Madame Rixain, sur la question des femmes, je m'associe en premier lieu à votre hommage à Sylvie Pierre-Brossolette, qui a fait un très beau travail sur ce sujet. J'ai été plutôt rasséréné par le dernier baromètre qu'elle a présenté avant de partir : à l'inverse de la situation en matière de diversité, nous voyons que la place des femmes dans l'ensemble des compartiments – information, fiction – est en progression, même si les femmes expertes n'ont pas toujours celle qu'elles devraient avoir dans les débats. La loi a confié une série de missions sur ce thème au CSA : il conduit assez régulièrement des études sur cette question, il édite ce baromètre régulier. Il peut être amené à prendre des sanctions, et il l'a fait à plusieurs reprises en 2017 et 2018 quand la dignité de la personne n'est pas respectée, ou face à des stéréotypes. C'est un point auquel je suis personnellement très attaché, et lors de la constitution de l'équipe, puisqu'il appartient au président entrant de ventiler les portefeuilles entre les nouveaux membres et les membres qui restent, je serai très attentif à ce que cette question ait sa juste place, toute sa place, et une bonne place.
Je suis content qu'une question m'ait été posée sur le sport, car c'est un thème qui m'est cher. Un premier phénomène est très problématique : c'est l'éviction du sport des chaînes gratuites. Visiblement, monsieur Roussel, vous connaissez le sujet. Cette situation est largement liée à l'envolée du prix des droits sportifs. Seules les chaînes payantes trouvent un équilibre économique. Le dispositif réglementaire prévu par le décret de 2004 sur les événements d'importance majeure permet de préserver la diffusion, notamment sur le service public, de grands événements sportifs : le Tour de France, Roland-Garros ou la finale de la Coupe de France de football. Il faut y être très attentif, notamment dans la perspective des Jeux Olympiques. Comme vous le savez, les droits des Jeux Olympiques ont été cédés à Discovery, il serait inconcevable que les Françaises et les Français ne puissent pas avoir accès dans de bonnes conditions aux images de ces Jeux Olympiques qui se dérouleront en France. Je sais que France Télévisions y travaille en partenariat avec d'autres acteurs, mais il faut que nous restions très vigilants sur cette question.
Vous avez évoqué le piratage, et j'ai découvert récemment ce qu'il en était en m'intéressant au sujet et en étudiant les activités de la HADOPI. J'ai été effaré de constater l'ampleur du piratage des événements sportifs, notamment des matchs du Paris Saint-Germain, qui sont massivement diffusés en streaming.

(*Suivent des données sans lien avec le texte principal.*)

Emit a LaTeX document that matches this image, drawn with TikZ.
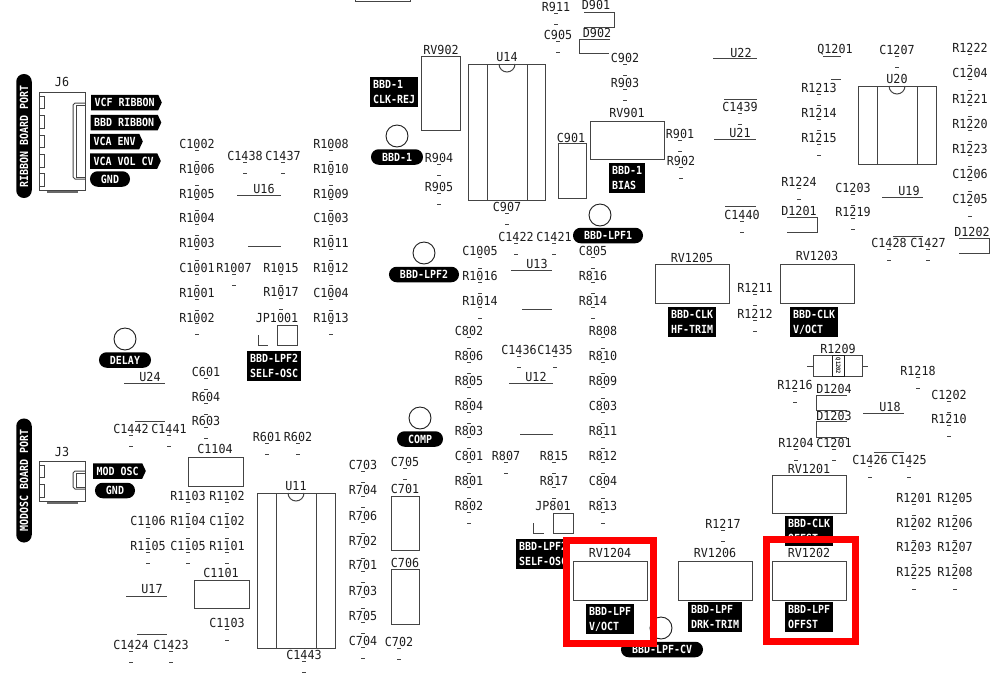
\documentclass[tikz,border=0pt]{standalone}
\usepackage{fontspec}
\newfontfamily\silkfont[FakeStretch=0.94]{DejaVu Sans Mono}
\newfontfamily\labelfont[FakeStretch=0.89]{DejaVu Sans Mono Bold}
\usetikzlibrary{positioning,shapes.symbols}
\definecolor{silk}{HTML}{1c1c1c}
\definecolor{outline}{HTML}{444444}
\tikzset{
    refdes/.style = {font=\silkfont\fontsize{12.45}{13}\selectfont, text=silk, inner sep=0pt, text height=9pt, text depth=0pt},
    padmark/.style = {outline, line width=0.8pt},
    part/.style = {draw=outline, line width=1pt},
    pill/.style = {fill=black, text=white, rounded corners=7.6pt, font=\labelfont\fontsize{11.2}{15}\selectfont, inner xsep=11pt, inner ysep=0pt, minimum height=15.5pt},
    tag/.style = {signal, signal to=east, signal pointer angle=130, fill=black, text=white, font=\labelfont\fontsize{11.2}{15}\selectfont, inner xsep=3.5pt, inner ysep=0pt, minimum height=15.5pt, anchor=west},
    trimbox/.style = {fill=black, text=white, font=\labelfont\fontsize{11.2}{15}\selectfont, align=left, inner xsep=3pt, inner ysep=0pt, minimum height=30pt, anchor=west},
    testpoint/.style = {draw=silk, line width=0.9pt, fill=white},
    highlight/.style = {draw=red, line width=7pt}
}
\begin{document}
\begin{tikzpicture}[x=1pt, y=-1pt]
    \useasboundingbox (0,0) rectangle (999,673);

    % designators with their two pad ticks
    \foreach \n/\x/\y in {
        C1002/197/144, R1006/197/168.5, R1005/197/193.5, R1004/197/218, R1003/197/243, C1001/197/268, R1001/197/293, R1002/197/317.5,
        R1007/234/268, R1015/281/268, R1017/281/292, C1438/245/156, C1437/283/156,
        R1008/331/144, R1010/331/168.5, R1009/331/193.5, C1003/331/218, R1011/331/243, R1012/331/268, C1004/331/293, R1013/331/317.5,
        C601/206/372, R604/206/397, R603/206/421, C1442/131/429, C1441/169/429, R601/267/437, R602/298/437,
        R1103/188/496, R1102/227/496, C1106/148/521, R1104/188/521, C1102/227/521, R1105/148/546, C1105/188/546, R1101/227/546,
        C1103/227/623, C1424/131/645, C1423/171/645, C1443/304/655,
        R911/556/7, C905/558/35, C902/625/58, R903/625/83, R904/439/158, R905/439/187, C907/507/207, R901/680/134, R902/681/161,
        C1422/516/237, C1421/554/237, C1005/480/251, R1016/480/276, R1014/480/301, C805/593/251, R816/593/276, R814/593/301,
        C802/469/331, R806/469/356, R805/469/381, R804/469/406, R803/469/431, C801/469/456, R801/469/481, R802/469/506,
        R808/603/331, R810/603/356, R809/603/381, C803/603/406, R811/603/431, R812/603/456, C804/603/481, R813/603/506,
        C1436/519/350, C1435/555/350, R807/506/456, R815/554/456, R817/554/481,
        C703/363/465, C705/405/462, R704/363/490, R706/363/516, R702/363/541, R701/363/565, R703/363/591, R705/363/616, C704/363/641, C702/399/642,
        C1439/740/107, C1440/742/215, C1207/897/50, R1213/819/88, R1214/819/113, R1215/819/138,
        R1222/970/48, C1204/970/73, R1221/970/99, R1220/970/124, R1223/970/149, C1206/970/174, C1205/970/199,
        R1224/799/182, C1203/853/188, R1219/853/212, C1428/889/243, C1427/928/243, R1211/755/288, R1212/755/314,
        R1216/795/385, R1218/918/371, C1202/949/395, R1210/949/419, R1204/796/443, C1201/834/443, C1426/870/460, C1425/909/460, R1217/723/524,
        R1201/914/498, R1205/955/498, R1202/914/523, R1206/955/523, R1203/914/547, R1207/955/547, R1225/914/572, R1208/955/572}{
        \node[refdes] (\n) at (\x,\y) {\n};
        \draw[padmark] (\x-2,\y+6) -- (\x+2,\y+6);
        \draw[padmark] (\x-2,\y+17) -- (\x+2,\y+17);
    }

    % designators without ticks
    \foreach \n/\x/\y in {
        J6/62/82, J3/62/452, U16/264/189, U24/150/377, U17/152/589, U11/296/486, JP1001/277/318, C1104/215/449, C1101/221/573,
        RV902/441/50, U14/507/57, D901/596/5, D902/597/33, C901/571/138, RV901/627/113, U13/537/264, U12/536/377, JP801/553/506,
        C701/405/489, C706/405/563, RV1204/610/553, U22/741/53, U21/740/133, Q1201/835/49, U20/897/79, D1201/799/211, U19/909/191,
        D1202/972/232, RV1205/692/258, RV1203/817/256, R1209/838/349, D1204/834/389, D1203/834/416, U18/890/407,
        RV1201/809/469, RV1206/715/553, RV1202/809/553}{
        \node[refdes] (\n) at (\x,\y) {\n};
    }

    % board ports
    \node[pill, rotate=90] (ribbonport) at (24,136) {RIBBON BOARD PORT};
    \node[pill, rotate=90] (modoscport) at (24,480.5) {MODOSC BOARD PORT};

    \draw[part] (39,92) rectangle (85,190);
    \foreach \t/\b in {96/108, 115/128, 135/147, 154/167, 173/186}{
        \draw[part] (39,\t) -- (44,\t) -- (44,\b) -- (39,\b);
    }
    \draw[part] (85,103) -- (75,103) -- (73,105) -- (73,177) -- (75,179) -- (85,179);
    \draw[part] (85,105) -- (76,105) -- (76,177) -- (85,177);
    \draw[outline!80, line width=1.2pt] (47,192) -- (78,192);

    \draw[part] (39,461) rectangle (85,501);
    \foreach \t/\b in {465/477, 484/497}{
        \draw[part] (39,\t) -- (44,\t) -- (44,\b) -- (39,\b);
    }
    \draw[part] (85,471) -- (75,471) -- (73,473) -- (73,487) -- (75,489) -- (85,489);
    \draw[part] (85,473) -- (76,473) -- (76,487) -- (85,487);
    \draw[outline!80, line width=1.2pt] (47,503) -- (78,503);

    \node[tag] (vcfribbon) at (91,102.5) {VCF RIBBON};
    \node[tag] (bbdribbon) at (90.5,122.5) {BBD RIBBON};
    \node[tag] (vcaenv) at (90,141.5) {VCA ENV};
    \node[tag] (vcavolcv) at (90,161) {VCA VOL CV};
    \node[pill] (gndribbon) at (110,179) {GND};
    \node[tag] (modosc) at (93,471) {MOD OSC};
    \node[pill] (gndmodosc) at (115,490.5) {GND};

    % opamps and other outlines
    \foreach \l/\r/\t/\b in {237/281/195/246, 124/165/383/421, 126/167/596/634, 511/552/270/309, 509/553/383/434, 713/757/58/99, 714/756/139/206, 882/923/197/236, 863/904/413/452}{
        \draw[part] (\l,\t) -- (\r,\t);
        \draw[part] (\l+11,\b) -- (\r,\b);
    }
    \draw[part] (823,56) -- (841,56);
    \draw[part] (831,79) -- (841,79);

    % dips
    \foreach \l/\il/\ir/\r/\t/\b in {257/276/316/335/493/648, 468/487/527/545/64/200, 858/877/917/936/86/164}{
        \draw[part] (\l,\t) rectangle (\r,\b);
        \draw[part] (\il,\t) rectangle (\ir,\b);
        \draw[part] ({(\il+\ir)/2-8},\t) arc (180:0:8);
    }

    % caps and trimmers
    \foreach \l/\r/\t/\b in {188/243/457/486, 194/249/580/608, 421/460/56/130, 558/586/143/198, 590/664/121/159, 391/419/496/550, 391/419/569/624,
        573/647/561/600, 655/729/264/303, 780/854/264/303, 772/846/475/513, 678/752/561/600, 772/846/561/600}{
        \draw[part] (\l,\t) rectangle (\r,\b);
    }
    \draw[part] (355,0) -- (355,1) -- (410,1) -- (410,0);

    % diodes
    \draw[part] (584,12) -- (614,12) -- (614,27) -- (584,27);
    \draw[part] (610,39) -- (579,39) -- (579,53) -- (609,53);
    \draw[part] (787,217) -- (817,217) -- (817,232) -- (787,232);
    \draw[part] (959,238) -- (989,238) -- (989,253) -- (959,253);
    \draw[part] (847,395) -- (816,395) -- (816,410) -- (847,410);
    \draw[part] (847,421) -- (816,421) -- (816,437) -- (847,437);

    % jumpers
    \draw[part] (277,325) rectangle (297,345);
    \draw[part] (258,335) -- (258,345) -- (268,345);
    \draw[part] (553,513) rectangle (573,533);
    \draw[part] (533,523) -- (533,533) -- (544,533);

    % the through-hole one
    \draw[part] (813,355) rectangle (862,376);
    \draw[part, draw=silk] (832,355) rectangle (844,376);
    \draw[part] (807,366) -- (813,366);
    \draw[part] (862,366) -- (868,366);
    \node[rotate=-90, font=\labelfont\fontsize{6}{6}\selectfont, text=silk, inner sep=0pt] (Q1202) at (838,366) {Q1202};

    % test points
    \draw[testpoint] (125,339) circle[radius=11];
    \draw[testpoint] (397,136) circle[radius=11];
    \draw[testpoint] (600,215) circle[radius=11];
    \draw[testpoint] (424,253) circle[radius=11];
    \draw[testpoint] (420,418) circle[radius=11];
    \draw[testpoint] (661,628) circle[radius=11];
    \node[pill] (delay) at (125,360) {DELAY};
    \node[pill] (bbdone) at (397,157) {BBD-1};
    \node[pill] (bbdlpfone) at (608,235.5) {BBD-LPF1};
    \node[pill] (bbdlpftwo) at (424,274.5) {BBD-LPF2};
    \node[pill] (comp) at (420,439) {COMP};
    \node[pill] (bbdlpfcv) at (662,649.5) {BBD-LPF-CV};

    % trim labels
    \node[trimbox] (lpftwoosc) at (247,366) {BBD-LPF2\\SELF-OSC};
    \node[trimbox] (clkrej) at (370,92) {BBD-1\\CLK-REJ};
    \node[trimbox] (bias) at (609,178) {BBD-1\\BIAS};
    \node[trimbox] (lpfoneosc) at (516,553.5) {BBD-LPF2\\SELF-OSC};
    \node[trimbox] (lpfvoct) at (586,619) {BBD-LPF\\V/OCT};
    \node[trimbox] (hftrim) at (668,322) {BBD-CLK\\HF-TRIM};
    \node[trimbox] (clkvoct) at (790,322) {BBD-CLK\\V/OCT};
    \node[trimbox] (clkoffst) at (785,530.5) {BBD-CLK\\OFFST};
    \node[trimbox] (drktrim) at (688,617) {BBD-LPF\\DRK-TRIM};
    \node[trimbox] (lpfoffst) at (785,617) {BBD-LPF\\OFFST};

    % marked trimmers
    \draw[highlight] (566,540.5) rectangle (653.5,643);
    \draw[highlight] (766.5,539.5) rectangle (855,641.5);
\end{tikzpicture}
\end{document}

Le sénateur Assouline a produit un rapport il y a deux ans sur le sport à la télévision, et il y a formulé une série de propositions. Vous mettez le doigt sur un problème, je ne peux pas vous faire de réponse plus précise à ce stade, mais c'est une question à laquelle je m'intéresserai.

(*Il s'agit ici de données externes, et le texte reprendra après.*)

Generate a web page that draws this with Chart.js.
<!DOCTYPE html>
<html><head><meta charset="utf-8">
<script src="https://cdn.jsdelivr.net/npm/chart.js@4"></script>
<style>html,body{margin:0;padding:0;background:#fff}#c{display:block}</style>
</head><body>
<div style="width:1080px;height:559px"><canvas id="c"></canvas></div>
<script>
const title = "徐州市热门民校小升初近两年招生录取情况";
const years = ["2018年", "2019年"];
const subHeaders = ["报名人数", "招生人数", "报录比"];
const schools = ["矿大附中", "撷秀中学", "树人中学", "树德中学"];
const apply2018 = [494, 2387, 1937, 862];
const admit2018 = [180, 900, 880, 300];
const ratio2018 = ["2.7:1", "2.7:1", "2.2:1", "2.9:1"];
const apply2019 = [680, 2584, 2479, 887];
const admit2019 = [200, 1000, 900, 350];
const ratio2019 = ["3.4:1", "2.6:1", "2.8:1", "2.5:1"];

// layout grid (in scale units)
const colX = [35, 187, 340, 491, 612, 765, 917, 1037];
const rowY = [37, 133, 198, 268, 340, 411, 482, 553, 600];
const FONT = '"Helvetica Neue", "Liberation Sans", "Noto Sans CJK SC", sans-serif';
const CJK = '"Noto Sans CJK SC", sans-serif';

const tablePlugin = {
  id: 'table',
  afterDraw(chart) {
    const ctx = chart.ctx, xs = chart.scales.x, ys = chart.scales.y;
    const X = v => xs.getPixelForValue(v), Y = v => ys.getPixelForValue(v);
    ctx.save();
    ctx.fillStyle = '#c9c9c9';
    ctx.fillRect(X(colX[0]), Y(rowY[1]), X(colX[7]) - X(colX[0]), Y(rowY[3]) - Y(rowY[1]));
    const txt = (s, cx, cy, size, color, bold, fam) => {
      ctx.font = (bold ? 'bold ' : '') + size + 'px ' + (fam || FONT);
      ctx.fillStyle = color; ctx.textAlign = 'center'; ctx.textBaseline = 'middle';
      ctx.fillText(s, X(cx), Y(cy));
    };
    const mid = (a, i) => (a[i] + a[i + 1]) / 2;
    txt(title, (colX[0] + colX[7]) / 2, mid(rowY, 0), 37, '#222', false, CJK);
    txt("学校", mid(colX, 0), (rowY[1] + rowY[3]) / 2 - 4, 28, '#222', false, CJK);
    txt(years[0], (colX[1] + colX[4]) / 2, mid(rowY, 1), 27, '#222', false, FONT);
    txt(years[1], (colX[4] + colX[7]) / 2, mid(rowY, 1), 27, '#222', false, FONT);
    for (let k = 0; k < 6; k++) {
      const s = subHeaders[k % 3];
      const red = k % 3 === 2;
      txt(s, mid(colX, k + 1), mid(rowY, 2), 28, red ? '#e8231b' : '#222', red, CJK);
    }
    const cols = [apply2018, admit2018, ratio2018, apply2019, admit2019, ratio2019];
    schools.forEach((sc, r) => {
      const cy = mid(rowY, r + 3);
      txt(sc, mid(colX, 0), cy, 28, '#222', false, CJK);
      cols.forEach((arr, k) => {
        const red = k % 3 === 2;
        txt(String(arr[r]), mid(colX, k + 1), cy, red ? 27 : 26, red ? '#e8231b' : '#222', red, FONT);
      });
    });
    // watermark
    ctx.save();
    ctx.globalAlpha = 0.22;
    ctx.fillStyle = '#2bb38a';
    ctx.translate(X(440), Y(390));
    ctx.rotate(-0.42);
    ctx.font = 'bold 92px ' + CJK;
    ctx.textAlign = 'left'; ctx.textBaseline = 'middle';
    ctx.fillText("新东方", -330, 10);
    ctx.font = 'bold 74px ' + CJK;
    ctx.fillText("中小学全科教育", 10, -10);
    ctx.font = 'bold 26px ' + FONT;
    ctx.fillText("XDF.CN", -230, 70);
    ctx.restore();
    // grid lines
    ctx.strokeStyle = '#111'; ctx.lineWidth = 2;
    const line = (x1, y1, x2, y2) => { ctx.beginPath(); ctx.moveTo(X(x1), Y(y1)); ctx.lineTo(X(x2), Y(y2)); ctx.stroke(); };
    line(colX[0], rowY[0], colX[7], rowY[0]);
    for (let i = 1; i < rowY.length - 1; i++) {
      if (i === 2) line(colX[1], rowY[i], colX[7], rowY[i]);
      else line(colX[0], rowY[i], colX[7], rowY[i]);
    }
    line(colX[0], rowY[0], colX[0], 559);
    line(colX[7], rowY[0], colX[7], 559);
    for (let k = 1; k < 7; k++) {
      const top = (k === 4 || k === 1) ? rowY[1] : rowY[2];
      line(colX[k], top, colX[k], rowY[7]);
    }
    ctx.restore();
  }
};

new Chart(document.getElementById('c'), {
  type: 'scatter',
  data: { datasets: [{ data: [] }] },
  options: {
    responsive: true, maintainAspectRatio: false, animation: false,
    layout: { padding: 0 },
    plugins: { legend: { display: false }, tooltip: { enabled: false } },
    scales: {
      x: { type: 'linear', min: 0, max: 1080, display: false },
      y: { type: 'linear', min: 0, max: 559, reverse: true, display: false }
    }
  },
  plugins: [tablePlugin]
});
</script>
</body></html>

Monsieur Kerlogot, je ne peux pas laisser dire que le CSA soit une autorité sans pouvoir, car elle a des pouvoirs de sanction. Elle adopte l'approche de la riposte graduée : elle commence par mettre en garde, et beaucoup d'interventions ne sont pas visibles mais font partie du quotidien de l'institution. Elle adresse un courrier aux éditeurs de chaînes en les alertant que sur tel programme, une anomalie au regard de certains principes posés par le législateur a été constatée. L'échelon suivant est la mise en demeure, prévue explicitement par la loi tandis que la mise en garde n'est qu'une pratique, elle n'est pas prévue en tant que telle par les textes. La mise en demeure est le dernier avertissement sans frais pour placer les interlocuteurs face à leurs responsabilités. Et au bout du compte, les sanctions peuvent être très importantes, notamment des amendes dont on a beaucoup parlé récemment à propos d'un animateur célèbre. C'est l'une des dernières sanctions que le CSA a prononcée, et le montant de l'amende a été confirmé par le Conseil d'État quand cette décision a fait l'objet d'un pourvoi. Ces armes existent, il faut les appliquer dans un certain nombre de circonstances, car c'est l'autorité du CSA qui est en jeu.
Comme vous l'aurez compris, je pense que la responsabilité des acteurs est un axe essentiel. On peut trouver des faiblesses au paysage audiovisuel, mais les acteurs y sont présents depuis longtemps. Ce paysage est mouvant, mais il est mature. On peut donc essayer d'avoir des relations de confiance, fondées sur la mise en responsabilité. C'est l'esprit de la notion de corégulation que nous avons évoquée à plusieurs reprises cet après-midi : souscrire des engagements négociés avec les acteurs, dont l'application est assurée par le régulateur. Mais les acteurs s'engagent à s'autoréguler. C'est dans ce sens qu'Olivier Schrameck avait parlé de « supra-régulation ».